Best Things to Do in Ghana for Older Travelers: A Cultural Guide for 50+ Visitors
The Return to Ghana: Five Meaningful Experiences for 50+ Travelers
Ghana doesn’t demand a packed itinerary. Some of the most memorable experiences happen in workshops, homes, and landscapes where things are still done the same way they have been for decades. For travelers returning later in life, these moments often matter more than landmarks.
Start in Kumasi, then move outward.
01 · Kumasi, Ashanti Region
Commission Your Own Kente Cloth
In Bonwire, about 30 minutes from Kumasi, kente is woven on narrow wooden looms set up in open-air workshops. Weavers sit low to the ground, feet working pedals while hands guide thread across strips only a few inches wide. Finished cloth is assembled from these strips, stitched together by hand.
Patterns have names. Some reference proverbs, others leadership, status, or community values. Colour combinations carry meaning. Yellow for wealth. Green for growth. Black for maturity. Most weavers will walk you through this before starting.
Commissioning a cloth usually takes a few days. Measurements are taken, patterns agreed, and the weaving begins. Visitors often return to collect it or arrange delivery in Accra.
You see it being made, one strip at a time.
02 · Accra or Kumasi
Receive a Traditional Akan Naming Ceremony
Naming ceremonies are typically performed for infants, but some elders and cultural groups now host them for adults, particularly visitors reconnecting with Ghanaian heritage. The format is simple. Libation is poured. A short explanation is given. The name is announced.

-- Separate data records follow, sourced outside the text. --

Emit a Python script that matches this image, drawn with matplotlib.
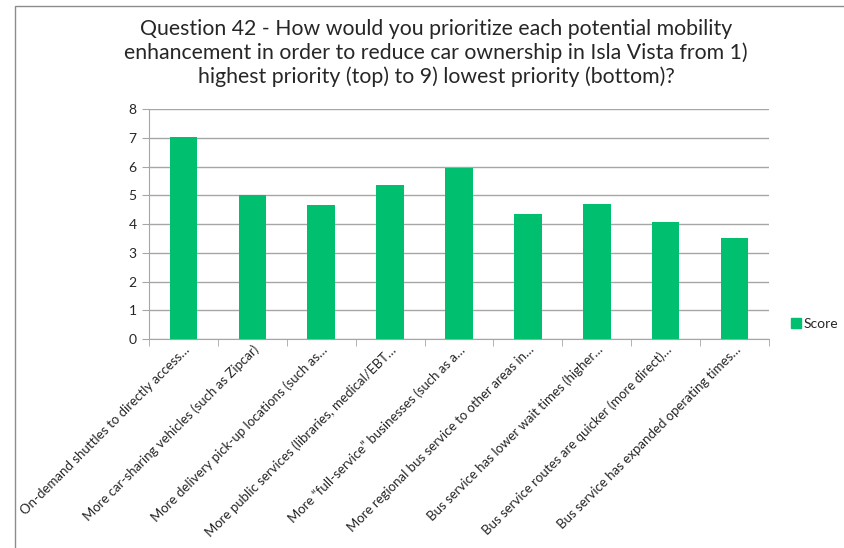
import matplotlib
matplotlib.use("Agg")
import matplotlib.pyplot as plt
from matplotlib.patches import Rectangle
from matplotlib.lines import Line2D

TITLE = ("Question 42 - How would you prioritize each potential mobility\n"
         "enhancement in order to reduce car ownership in Isla Vista from 1)\n"
         "highest priority (top) to 9) lowest priority (bottom)?")

categories = [
    "On-demand shuttles to directly access…",
    "More car-sharing vehicles (such as Zipcar)",
    "More delivery pick-up locations (such as…",
    "More public services (libraries, medical/EBT…",
    "More “full-service” businesses (such as a…",
    "More regional bus service to other areas in…",
    "Bus service has lower wait times (higher…",
    "Bus service routes are quicker (more direct)…",
    "Bus service has expanded operating times…",
]
scores = [7.04, 5.02, 4.66, 5.35, 5.95, 4.34, 4.70, 4.08, 3.52]
yticks = [0, 1, 2, 3, 4, 5, 6, 7, 8]

GREEN = "#00BF6F"
GRID = "#A6A6A6"
TEXT = "#262626"

plt.rcParams["font.family"] = ["Lato", "DejaVu Sans"]

W, H = 845, 548
fig = plt.figure(figsize=(W / 100, H / 100), dpi=100)

# outer chart border (cropped on right and bottom in the source)
fig.patches.append(Rectangle((15 / W, -0.1), 1.2, 1 - 6 / H + 0.1, transform=fig.transFigure,
                             fill=False, edgecolor="#8C8C8C", linewidth=1.0))

fig.text(436 / W, 1 - 53 / H, TITLE, ha="center", va="center", fontsize=15.3,
         color=TEXT, linespacing=1.2)

ax = fig.add_axes([149 / W, 1 - 339 / H, (769 - 149) / W, (339 - 109) / H])
x = list(range(len(categories)))
ax.bar(x, scores, width=0.4, color=GREEN, zorder=3, label="Score")

ax.set_xlim(-0.5, len(categories) - 0.5)
ax.set_ylim(0, 8)
ax.set_yticks(yticks)
ax.yaxis.grid(True, color=GRID, linewidth=1.0, zorder=0)
for s in ["top", "right"]:
    ax.spines[s].set_visible(False)
for s in ["left", "bottom"]:
    ax.spines[s].set_color(GRID)
ax.tick_params(axis="y", length=5, color=GRID, labelsize=10, labelcolor=TEXT, pad=4)

ax.set_xticks(x)
ax.set_xticklabels(categories, rotation=45, ha="right", rotation_mode="anchor",
                   fontsize=9.5, color=TEXT)
ax.tick_params(axis="x", which="major", length=0, pad=3)
ax.set_xticks([i - 0.5 for i in range(len(categories) + 1)], minor=True)
ax.tick_params(axis="x", which="minor", length=5, color=GRID)

handle = Line2D([], [], marker="s", linestyle="none", markersize=7,
                markerfacecolor=GREEN, markeredgecolor=GREEN)
fig.legend([handle], ["Score"], loc="center left", bbox_to_anchor=(790 / W, 1 - 324 / H),
           frameon=False, fontsize=10, handletextpad=0.2, handlelength=0.8,
           borderpad=0, borderaxespad=0, labelcolor=TEXT)

fig.savefig("out.png", dpi=100)
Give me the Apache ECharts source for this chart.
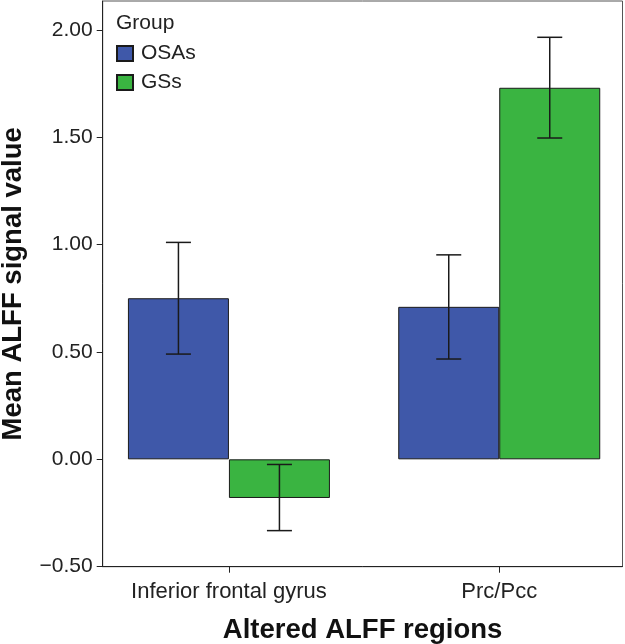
<!DOCTYPE html>
<html>
<head>
<meta charset="utf-8">
<script src="https://cdn.jsdelivr.net/npm/echarts@6/dist/echarts.min.js"></script>
<style>
html,body{margin:0;padding:0;background:#fff;}
#chart{width:625px;height:644px;}
</style>
</head>
<body>
<div id="chart"></div>
<script>
// ---- data ----
var categories = ['Inferior frontal gyrus', 'Prc/Pcc'];
var groups = ['OSAs', 'GSs'];
var osaMean = [0.75, 0.71];
var osaLow = [0.49, 0.467];
var osaHigh = [1.01, 0.952];
var gssMean = [-0.18, 1.73];
var gssLow = [-0.332, 1.496];
var gssHigh = [-0.024, 1.965];
var yTicks = [-0.5, 0, 0.5, 1.0, 1.5, 2.0];
var catPositions = [0, 1];

var FONT = 'Liberation Sans, Arial, Helvetica, sans-serif';
var BAR_W = 101;
var CAP = 12.5;
var colors = ['#3F58A9', '#3AB441'];

function fmt(v) {
  var s = Math.abs(v).toFixed(2);
  return v < 0 ? '\u2212' + s : s;
}

function errSeries(lows, highs, shift) {
  var data = catPositions.map(function (c, i) { return [c, lows[i], highs[i]]; });
  return {
    type: 'custom',
    silent: true,
    z: 10,
    data: data,
    renderItem: function (params, api) {
      var x = api.value(0);
      var lo = api.coord([x, api.value(1)]);
      var hi = api.coord([x, api.value(2)]);
      var cx = lo[0] + shift * BAR_W / 2;
      var st = { stroke: '#1a1a1a', lineWidth: 1.5 };
      return {
        type: 'group',
        children: [
          { type: 'line', shape: { x1: cx, y1: lo[1], x2: cx, y2: hi[1] }, style: st },
          { type: 'line', shape: { x1: cx - CAP, y1: lo[1], x2: cx + CAP, y2: lo[1] }, style: st },
          { type: 'line', shape: { x1: cx - CAP, y1: hi[1], x2: cx + CAP, y2: hi[1] }, style: st }
        ]
      };
    }
  };
}

var chart = echarts.init(document.getElementById('chart'), null, { renderer: 'canvas' });
chart.setOption({
  animation: false,
  backgroundColor: '#fff',
  textStyle: { fontFamily: FONT },
  title: {
    text: 'Group',
    left: 116, top: 13, padding: 0,
    textStyle: { fontFamily: FONT, fontSize: 21, fontWeight: 'normal', color: '#222' }
  },
  legend: {
    data: groups,
    orient: 'vertical',
    left: 116, top: 43, padding: 0,
    itemWidth: 16, itemHeight: 15, itemGap: 8,
    icon: 'rect',
    textStyle: { fontFamily: FONT, fontSize: 21, color: '#222', padding: [0, 0, 0, 3] }
  },
  grid: {
    left: 102.7, right: 2.5, top: 1, bottom: 77.3,
    show: true, borderColor: '#555', borderWidth: 1,
    containLabel: false, outerBoundsMode: 'none'
  },
  xAxis: {
    type: 'value',
    min: -0.467, max: 1.456,
    name: 'Altered ALFF regions',
    nameLocation: 'middle',
    nameGap: 50,
    nameTextStyle: { fontFamily: FONT, fontSize: 27.5, fontWeight: 'bold', color: '#111' },
    axisLine: { show: true, onZero: false, lineStyle: { color: '#222', width: 1 } },
    axisTick: { show: true, length: 6, customValues: catPositions, lineStyle: { color: '#222' } },
    axisLabel: {
      customValues: catPositions,
      fontFamily: FONT, fontSize: 22, color: '#222', margin: 14,
      formatter: function (v) { return categories[Math.round(v)] || ''; }
    },
    splitLine: { show: false }
  },
  yAxis: {
    type: 'value',
    min: -0.5, max: 2.134, interval: 0.5,
    name: 'Mean ALFF signal value',
    nameLocation: 'middle',
    nameGap: 75,
    nameTextStyle: { fontFamily: FONT, fontSize: 27.5, fontWeight: 'bold', color: '#111' },
    axisLine: { show: true, onZero: false, lineStyle: { color: '#222', width: 1 } },
    axisTick: { show: true, length: 6, customValues: yTicks, lineStyle: { color: '#222' } },
    axisLabel: {
      customValues: yTicks,
      fontFamily: FONT, fontSize: 21, color: '#222', margin: 10,
      formatter: fmt
    },
    splitLine: { show: false }
  },
  series: [
    {
      name: groups[0], type: 'bar', barWidth: BAR_W, barGap: '0%',
      itemStyle: { color: colors[0], borderColor: '#1a1a1a', borderWidth: 1 },
      data: catPositions.map(function (c, i) { return [c, osaMean[i]]; })
    },
    {
      name: groups[1], type: 'bar', barWidth: BAR_W, barGap: '0%',
      itemStyle: { color: colors[1], borderColor: '#1a1a1a', borderWidth: 1 },
      data: catPositions.map(function (c, i) { return [c, gssMean[i]]; })
    },
    errSeries(osaLow, osaHigh, -1),
    errSeries(gssLow, gssHigh, 1)
  ]
});
</script>
</body>
</html>
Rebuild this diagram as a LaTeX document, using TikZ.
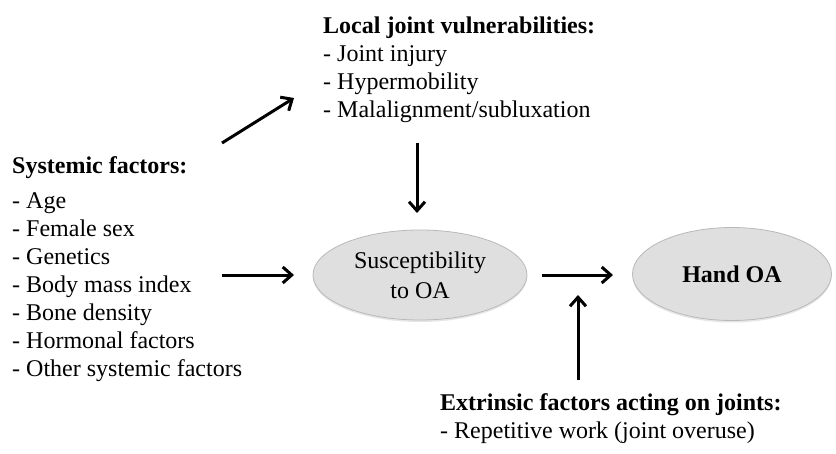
\documentclass[tikz,border=0pt]{standalone}
\usepackage{fontspec}
\setmainfont{Liberation Serif}
\usepackage{tikz}
\usetikzlibrary{arrows.meta}
\usetikzlibrary{shapes.geometric}
\usetikzlibrary{shadows}

\begin{document}
\begin{tikzpicture}[x=1pt, y=-1pt,
		every node/.style={font=\fontsize{24}{28}\selectfont},
		txt/.style={anchor=base west, inner sep=0, align=left},
		oval/.style={ellipse, draw=gray!55, fill=gray!25, line width=0.8pt, inner sep=0, align=center,
			drop shadow={opacity=0.2, shadow xshift=0pt, shadow yshift=-2pt}},
		arr/.style={line width=3pt, -{Straight Barb[length=9pt, width=16pt]}}]
		\useasboundingbox (0, 0) rectangle (836, 453);
		% text blocks (base = last line)
		\node [txt] (sys) at (12, 376) {\textbf{Systemic factors:}\\[7pt]- Age\\- Female sex\\- Genetics\\- Body mass index\\- Bone density\\- Hormonal factors\\- Other systemic factors};
		\node [txt] (loc) at (323, 117) {\textbf{Local joint vulnerabilities:}\\- Joint injury\\- Hypermobility\\- Malalignment/subluxation};
		\node [txt] (ext) at (440, 438) {\textbf{Extrinsic factors acting on joints:}\\- Repetitive work (joint overuse)};
		% ovals
		\node [oval, minimum width=214, minimum height=90, font=\fontsize{24}{30}\selectfont] (sus) at (420, 275) {Susceptibility\\to OA};
		\node [oval, minimum width=199, minimum height=93, font=\fontsize{24}{28}\selectfont\bfseries] (hand) at (732, 274) {Hand OA};
		% arrows
		\coordinate (a1) at (222, 143);
		\coordinate (a2) at (294, 98);
		\coordinate (b1) at (222, 275);
		\coordinate (b2) at (294, 275);
		\coordinate (c1) at (417, 143);
		\coordinate (c2) at (417, 213);
		\coordinate (d1) at (542, 275);
		\coordinate (d2) at (613, 275);
		\coordinate (e1) at (578, 380);
		\coordinate (e2) at (578, 295);
		\draw [arr] (a1) -- (a2);
		\draw [arr] (b1) -- (b2);
		\draw [arr] (c1) -- (c2);
		\draw [arr] (d1) -- (d2);
		\draw [arr] (e1) -- (e2);
	\end{tikzpicture}
\end{document}
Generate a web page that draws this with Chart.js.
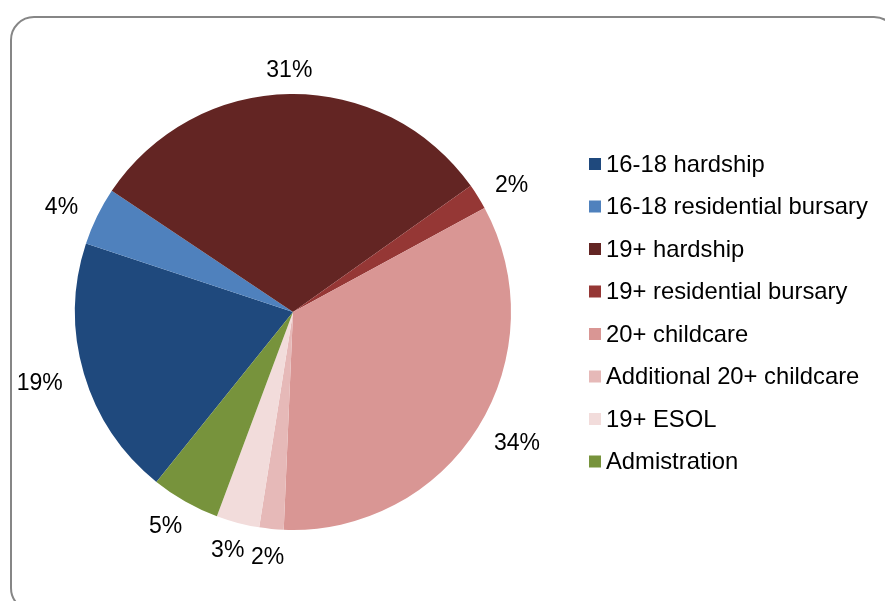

Names are tied to the day of birth. Someone born on Friday may receive Kofi or Afua. Additional names sometimes reflect character traits or family references. The elder explains each one.
Ceremonies often take place in courtyards or family compounds. Drumming may be included, but not always. The setting is usually small and informal.
You leave with a documented name and its meaning.
03 · Eastern Region
Spend a Morning on a Working Cocoa Farm
Cocoa farms in the Eastern Region are typically small and shaded by taller trees. Harvesting involves cutting ripe pods with long knives, splitting them open, and collecting beans covered in white pulp.
The beans ferment in wooden boxes for several days, then dry on raised platforms. Farmers explain timing, weather, and grading. Visitors can open pods, handle wet beans, and turn them during drying.
The scale is modest. No machinery. Just manual work and timing.
Chocolate becomes easier to understand once you’ve handled the raw ingredient.
04 · Accra
Visit the W.E.B. Du Bois Centre
The W.E.B. Du Bois Centre sits on a quiet residential road in Accra. The house is modest, with a small garden and mausoleum nearby. Inside are photographs, letters, and personal items from his final years in Ghana.
Displays focus on his move to Ghana at the invitation of Kwame Nkrumah and his work on Pan-Africanism. The study is preserved simply. Bookshelves, desk, framed documents.
The site is compact and rarely crowded. Visitors move through slowly, often spending time reading.
The garden benches are usually empty.
05 · Cape Coast and Elmina
Walk the Coastline After the Castles
Cape Coast Castle and Elmina Castle sit directly on the shoreline. After touring the interior, walk toward the fishing areas nearby. Canoes line the sand. Nets dry in the sun. Fish are sorted into bowls.
Children play along the water’s edge. Traders move between boats. The forts remain visible behind everything.
It’s a short walk, but it shifts the experience. The castles stop feeling isolated and become part of a working coastline.
Most visitors leave quickly. Staying a little longer changes the memory.
Why These Experiences Stay With You
Ghana offers many well-known landmarks, but these experiences work differently. They involve participation rather than observation. Conversations instead of commentary. Craft, history, and daily life unfolding at close range.
They are not dramatic. They do not try to impress. They simply place you inside the country.
And that is usually what stays with travelers the longest.